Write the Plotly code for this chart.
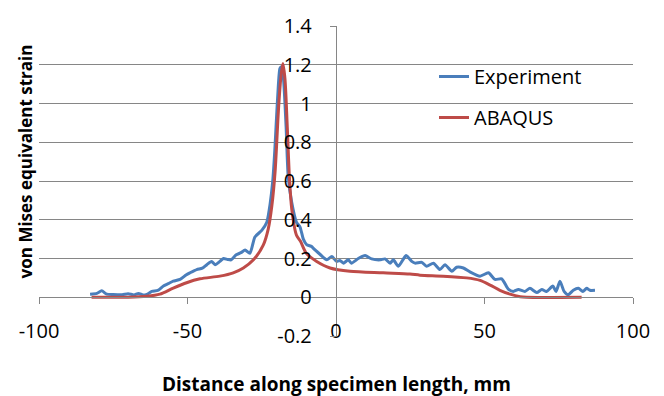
import plotly.graph_objects as go

# ---- data ----
exp_x = [-82.8, -80.5, -78.9, -77.2, -75.0, -72.0, -70.0, -68.0, -66.5, -65.0, -63.7, -62.0,
         -60.0, -58.1, -56.5, -54.8, -52.5, -50.5, -49.2, -46.9, -45.0, -43.5, -41.9, -40.7,
         -39.1, -37.9, -36.5, -35.3, -33.6, -32.0, -30.6, -29.0, -27.3, -25.0, -23.3, -22.2,
         -21.3, -20.6, -20.2, -19.4, -18.9, -18.4, -17.7, -16.8, -16.1, -14.9, -13.3, -12.1,
         -11.0, -9.9, -8.2, -7.6, -5.4, -3.1, -1.4, 0.2, 1.3, 2.5, 4.1, 5.2, 7.5, 9.8, 12.0,
         14.8, 16.5, 18.2, 19.3, 21.0, 23.6, 25.5, 26.6, 28.9, 30.5, 32.8, 35.0, 36.7, 39.0,
         40.6, 42.9, 45.1, 48.5, 51.3, 53.5, 55.8, 58.0, 59.7, 61.4, 63.6, 65.3, 67.6, 69.3,
         70.9, 73.0, 74.1, 75.4, 76.8, 78.2, 79.9, 81.6, 83.1, 84.4, 85.5, 87.2]
exp_y = [0.016, 0.020, 0.033, 0.016, 0.014, 0.013, 0.018, 0.012, 0.020, 0.012, 0.015, 0.030,
         0.035, 0.058, 0.070, 0.083, 0.092, 0.115, 0.126, 0.143, 0.150, 0.168, 0.185, 0.168,
         0.185, 0.200, 0.195, 0.193, 0.219, 0.230, 0.244, 0.227, 0.311, 0.345, 0.387, 0.480,
         0.600, 0.760, 0.877, 1.096, 1.180, 1.190, 1.130, 0.880, 0.624, 0.489, 0.387, 0.362,
         0.300, 0.272, 0.262, 0.252, 0.222, 0.193, 0.210, 0.185, 0.190, 0.176, 0.193, 0.176,
         0.200, 0.215, 0.198, 0.193, 0.198, 0.176, 0.193, 0.160, 0.215, 0.185, 0.176, 0.180,
         0.160, 0.176, 0.143, 0.168, 0.134, 0.155, 0.151, 0.131, 0.109, 0.126, 0.092, 0.095,
         0.042, 0.030, 0.040, 0.030, 0.046, 0.024, 0.040, 0.030, 0.058, 0.030, 0.083, 0.030,
         0.013, 0.036, 0.046, 0.030, 0.046, 0.036, 0.036]

abq_x = [-82.3, -70.0, -63.7, -59.3, -54.8, -50.3, -45.8, -39.1, -34.6, -31.2, -27.8, -24.5,
         -22.8, -21.6, -20.5, -19.4, -18.6, -17.9, -17.2, -16.4, -15.7, -14.9, -13.3, -12.0,
         -9.9, -6.5, -2.0, 4.7, 15.9, 24.9, 28.3, 36.1, 44.0, 48.5, 51.9, 55.2, 58.6, 62.0,
         64.2, 82.7]
abq_y = [0.0, 0.0, 0.005, 0.016, 0.047, 0.075, 0.095, 0.109, 0.126, 0.151, 0.193, 0.269,
         0.353, 0.472, 0.650, 0.961, 1.130, 1.206, 1.130, 0.877, 0.624, 0.455, 0.320, 0.290,
         0.225, 0.185, 0.151, 0.134, 0.126, 0.120, 0.114, 0.109, 0.100, 0.087, 0.063, 0.036,
         0.016, 0.003, 0.0, 0.0]

x_ticks = [-100, -50, 0, 50, 100]
x_tick_text = ["-100", "-50", "0", "50", "100"]
y_ticks = [-0.2, 0, 0.2, 0.4, 0.6, 0.8, 1.0, 1.2, 1.4]
y_tick_text = ["-0.2", "0", "0.2", "0.4", "0.6", "0.8", "1", "1.2", "1.4"]

FONT = "Open Sans"
GRID = "#868686"

fig = go.Figure()
fig.add_trace(go.Scatter(x=exp_x, y=exp_y, mode="lines", name="Experiment",
                         legendgroup="a",
                         line=dict(color="#4A7EBB", width=3, shape="spline", smoothing=0.6)))
fig.add_trace(go.Scatter(x=abq_x, y=abq_y, mode="lines", name="ABAQUS",
                         legendgroup="b",
                         line=dict(color="#BE4B48", width=3, shape="spline", smoothing=0.8)))

fig.update_layout(
    width=664, height=396,
    margin=dict(l=39, r=31, t=20, b=60),
    paper_bgcolor="white", plot_bgcolor="white",
    font=dict(family=FONT, size=20, color="black"),
    showlegend=True,
    legend=dict(x=0.665, y=0.90, xanchor="left", yanchor="top",
                bgcolor="rgba(0,0,0,0)", font=dict(family=FONT, size=20),
                traceorder="grouped", tracegroupgap=12),
    xaxis=dict(range=[-100, 100], tickvals=x_ticks, ticktext=x_tick_text,
               showgrid=False, zeroline=False,
               showline=True, linecolor=GRID, linewidth=1.4,
               ticks="outside", ticklen=6, tickcolor=GRID, tickwidth=1.4,
               anchor="free", position=0.125, ticklabelstandoff=10,
               tickfont=dict(family=FONT, size=20)),
    yaxis=dict(range=[-0.2, 1.4], tickvals=y_ticks, ticktext=y_tick_text,
               showgrid=True, gridcolor=GRID, gridwidth=1.4, zeroline=False,
               showline=True, linecolor=GRID, linewidth=1.4,
               ticks="outside", ticklen=6, tickcolor=GRID, tickwidth=1.4,
               anchor="free", position=0.5, ticklabelstandoff=14,
               tickfont=dict(family=FONT, size=20)),
    annotations=[
        dict(text="<b>von Mises equivalent strain</b>", xref="paper", yref="paper",
             x=-0.022, y=0.563, textangle=-90, showarrow=False,
             font=dict(family=FONT, size=17, color="black"), xanchor="center", yanchor="middle"),
        dict(text="<b>Distance along specimen length, mm</b>", xref="paper", yref="paper",
             x=0.5, y=-0.155, showarrow=False,
             font=dict(family=FONT, size=19, color="black"), xanchor="center", yanchor="middle"),
    ],
)

fig.write_html("out.html")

----------------

AIM
Everything from the first line to the line with "0.013, 0.036, 0.046, 0.030, 0.046, 0.036, 0.036]" must be repeated exactly, and nothing else. Leave the pictures out.

THE RESULT
Write the Plotly code for this chart.
import plotly.graph_objects as go

# ---- data ----
exp_x = [-82.8, -80.5, -78.9, -77.2, -75.0, -72.0, -70.0, -68.0, -66.5, -65.0, -63.7, -62.0,
         -60.0, -58.1, -56.5, -54.8, -52.5, -50.5, -49.2, -46.9, -45.0, -43.5, -41.9, -40.7,
         -39.1, -37.9, -36.5, -35.3, -33.6, -32.0, -30.6, -29.0, -27.3, -25.0, -23.3, -22.2,
         -21.3, -20.6, -20.2, -19.4, -18.9, -18.4, -17.7, -16.8, -16.1, -14.9, -13.3, -12.1,
         -11.0, -9.9, -8.2, -7.6, -5.4, -3.1, -1.4, 0.2, 1.3, 2.5, 4.1, 5.2, 7.5, 9.8, 12.0,
         14.8, 16.5, 18.2, 19.3, 21.0, 23.6, 25.5, 26.6, 28.9, 30.5, 32.8, 35.0, 36.7, 39.0,
         40.6, 42.9, 45.1, 48.5, 51.3, 53.5, 55.8, 58.0, 59.7, 61.4, 63.6, 65.3, 67.6, 69.3,
         70.9, 73.0, 74.1, 75.4, 76.8, 78.2, 79.9, 81.6, 83.1, 84.4, 85.5, 87.2]
exp_y = [0.016, 0.020, 0.033, 0.016, 0.014, 0.013, 0.018, 0.012, 0.020, 0.012, 0.015, 0.030,
         0.035, 0.058, 0.070, 0.083, 0.092, 0.115, 0.126, 0.143, 0.150, 0.168, 0.185, 0.168,
         0.185, 0.200, 0.195, 0.193, 0.219, 0.230, 0.244, 0.227, 0.311, 0.345, 0.387, 0.480,
         0.600, 0.760, 0.877, 1.096, 1.180, 1.190, 1.130, 0.880, 0.624, 0.489, 0.387, 0.362,
         0.300, 0.272, 0.262, 0.252, 0.222, 0.193, 0.210, 0.185, 0.190, 0.176, 0.193, 0.176,
         0.200, 0.215, 0.198, 0.193, 0.198, 0.176, 0.193, 0.160, 0.215, 0.185, 0.176, 0.180,
         0.160, 0.176, 0.143, 0.168, 0.134, 0.155, 0.151, 0.131, 0.109, 0.126, 0.092, 0.095,
         0.042, 0.030, 0.040, 0.030, 0.046, 0.024, 0.040, 0.030, 0.058, 0.030, 0.083, 0.030,
         0.013, 0.036, 0.046, 0.030, 0.046, 0.036, 0.036]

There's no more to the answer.